▸ **Given exercise**
Retype each line of the material exactly, please, skipping any picture in it.

▸ **Supplied information**
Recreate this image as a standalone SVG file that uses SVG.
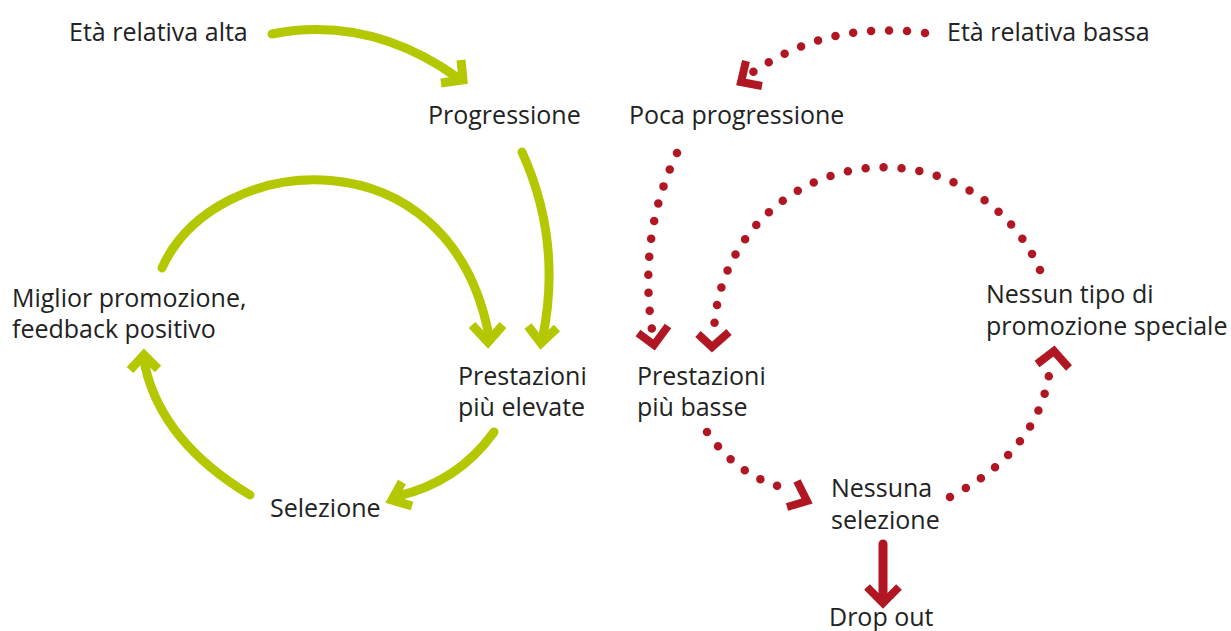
<svg xmlns="http://www.w3.org/2000/svg" width="1231" height="631" viewBox="0 0 1231 631">
<defs>
<style>
text{font-family:"Open Sans","Noto Sans","Liberation Sans",sans-serif;font-size:25px;fill:#222}
.g{fill:none;stroke:#b3c800;stroke-width:9;stroke-linecap:round}
.gh{fill:none;stroke:#b3c800;stroke-width:9;stroke-linejoin:miter;stroke-linecap:butt}
.r{fill:none;stroke:#b01722;stroke-width:8.5;stroke-linecap:round;stroke-dasharray:0 18}
.rh{fill:none;stroke:#b01722;stroke-width:8;stroke-linejoin:miter;stroke-linecap:butt}
.rs{fill:none;stroke:#b01722;stroke-width:9;stroke-linecap:round}
</style>
</defs>
<rect width="1231" height="631" fill="#fff"/>
<g id="n-eta-alta"><text x="69" y="41">Età relativa alta</text></g>
<g id="n-progressione"><text x="428" y="124">Progressione</text></g>
<g id="n-poca"><text x="629" y="124">Poca progressione</text></g>
<g id="n-eta-bassa"><text x="947" y="41">Età relativa bassa</text></g>
<g id="n-miglior"><text x="12" y="307">Miglior promozione,</text><text x="12" y="338">feedback positivo</text></g>
<g id="n-prest-elev"><text x="458" y="385">Prestazioni</text><text x="458" y="416">più elevate</text></g>
<g id="n-prest-basse"><text x="637" y="385">Prestazioni</text><text x="637" y="416">più basse</text></g>
<g id="n-selezione"><text x="270" y="517">Selezione</text></g>
<g id="n-nessuna"><text x="831" y="497">Nessuna</text><text x="831" y="529">selezione</text></g>
<g id="n-nessun-tipo"><text x="986" y="303">Nessun tipo di</text><text x="986" y="335">promozione speciale</text></g>
<g id="n-dropout"><text x="829" y="626">Drop out</text></g>
<g id="connectors">
<path class="g" d="M272,34 Q370,15 458,78"/>
<path class="gh" d="M461,60 L463,80 L441,83"/>
<path class="g" d="M522,152 Q562,240 543,336"/>
<path class="gh" d="M528,326 L541,343 L557,328"/>
<path class="g" d="M162,268 C215,150 450,130 489,336"/>
<path class="gh" d="M472,325 L488,342 L503,325"/>
<path class="g" d="M494,432 Q458,482 398,496"/>
<path class="gh" d="M402,482 L392,500 L412,506"/>
<path class="g" d="M250,495 Q162,442 145,366"/>
<path class="gh" d="M130,370 L144,355 L158,369"/>
<path class="r" d="M925,33 Q830,20 753,72"/>
<path class="rh" d="M746,61 L741,82 L762,86"/>
<path class="r" d="M677,153 Q638,235 652,330"/>
<path class="rh" d="M638,333 L654,345 L668,326"/>
<path class="r" d="M1040,270 A170 170 0 0 0 714,332"/>
<path class="rh" d="M698,334 L712,347 L729,332"/>
<path class="r" d="M707,432 Q740,480 794,490"/>
<path class="rh" d="M797,481 L807,501 L787,507"/>
<path class="r" d="M950,497 Q1040,450 1050,368"/>
<path class="rh" d="M1037,364 L1054,351 L1069,368"/>
<path class="rs" d="M883,544 L883,598"/>
<path class="rh" d="M867,587 L883,603 L899,587"/>
</g>
</svg>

▸ **Solution for this exercise**
Recreate this image as a standalone SVG file that uses SVG.
<svg xmlns="http://www.w3.org/2000/svg" width="1231" height="631" viewBox="0 0 1231 631">
<defs>
<style>
text{font-family:"Open Sans","Noto Sans","Liberation Sans",sans-serif;font-size:25px;fill:#222}
.g{fill:none;stroke:#b3c800;stroke-width:9;stroke-linecap:round}
.gh{fill:none;stroke:#b3c800;stroke-width:9;stroke-linejoin:miter;stroke-linecap:butt}
.r{fill:none;stroke:#b01722;stroke-width:8.5;stroke-linecap:round;stroke-dasharray:0 18}
.rh{fill:none;stroke:#b01722;stroke-width:8;stroke-linejoin:miter;stroke-linecap:butt}
.rs{fill:none;stroke:#b01722;stroke-width:9;stroke-linecap:round}
</style>
</defs>
<rect width="1231" height="631" fill="#fff"/>
<g id="n-eta-alta"><text x="69" y="41">Età relativa alta</text></g>
<g id="n-progressione"><text x="428" y="124">Progressione</text></g>
<g id="n-poca"><text x="629" y="124">Poca progressione</text></g>
<g id="n-eta-bassa"><text x="947" y="41">Età relativa bassa</text></g>
<g id="n-miglior"><text x="12" y="307">Miglior promozione,</text><text x="12" y="338">feedback positivo</text></g>
<g id="n-prest-elev"><text x="458" y="385">Prestazioni</text><text x="458" y="416">più elevate</text></g>
<g id="n-prest-basse"><text x="637" y="385">Prestazioni</text><text x="637" y="416">più basse</text></g>
<g id="n-selezione"><text x="270" y="517">Selezione</text></g>
<g id="n-nessuna"><text x="831" y="497">Nessuna</text><text x="831" y="529">selezione</text></g>
<g id="n-nessun-tipo"><text x="986" y="303">Nessun tipo di</text><text x="986" y="335">promozione speciale</text></g>
<g id="n-dropout"><text x="829" y="626">Drop out</text></g>
<g id="connectors">
<path class="g" d="M272,34 Q370,15 458,78"/>
<path class="gh" d="M461,60 L463,80 L441,83"/>
<path class="g" d="M522,152 Q562,240 543,336"/>
<path class="gh" d="M528,326 L541,343 L557,328"/>
<path class="g" d="M162,268 C215,150 450,130 489,336"/>
<path class="gh" d="M472,325 L488,342 L503,325"/>
<path class="g" d="M494,432 Q458,482 398,496"/>
<path class="gh" d="M402,482 L392,500 L412,506"/>
<path class="g" d="M250,495 Q162,442 145,366"/>
<path class="gh" d="M130,370 L144,355 L158,369"/>
<path class="r" d="M925,33 Q830,20 753,72"/>
<path class="rh" d="M746,61 L741,82 L762,86"/>
<path class="r" d="M677,153 Q638,235 652,330"/>
<path class="rh" d="M638,333 L654,345 L668,326"/>
<path class="r" d="M1040,270 A170 170 0 0 0 714,332"/>
<path class="rh" d="M698,334 L712,347 L729,332"/>
<path class="r" d="M707,432 Q740,480 794,490"/>
<path class="rh" d="M797,481 L807,501 L787,507"/>
<path class="r" d="M950,497 Q1040,450 1050,368"/>
<path class="rh" d="M1037,364 L1054,351 L1069,368"/>
<path class="rs" d="M883,544 L883,598"/>
<path class="rh" d="M867,587 L883,603 L899,587"/>
</g>
</svg>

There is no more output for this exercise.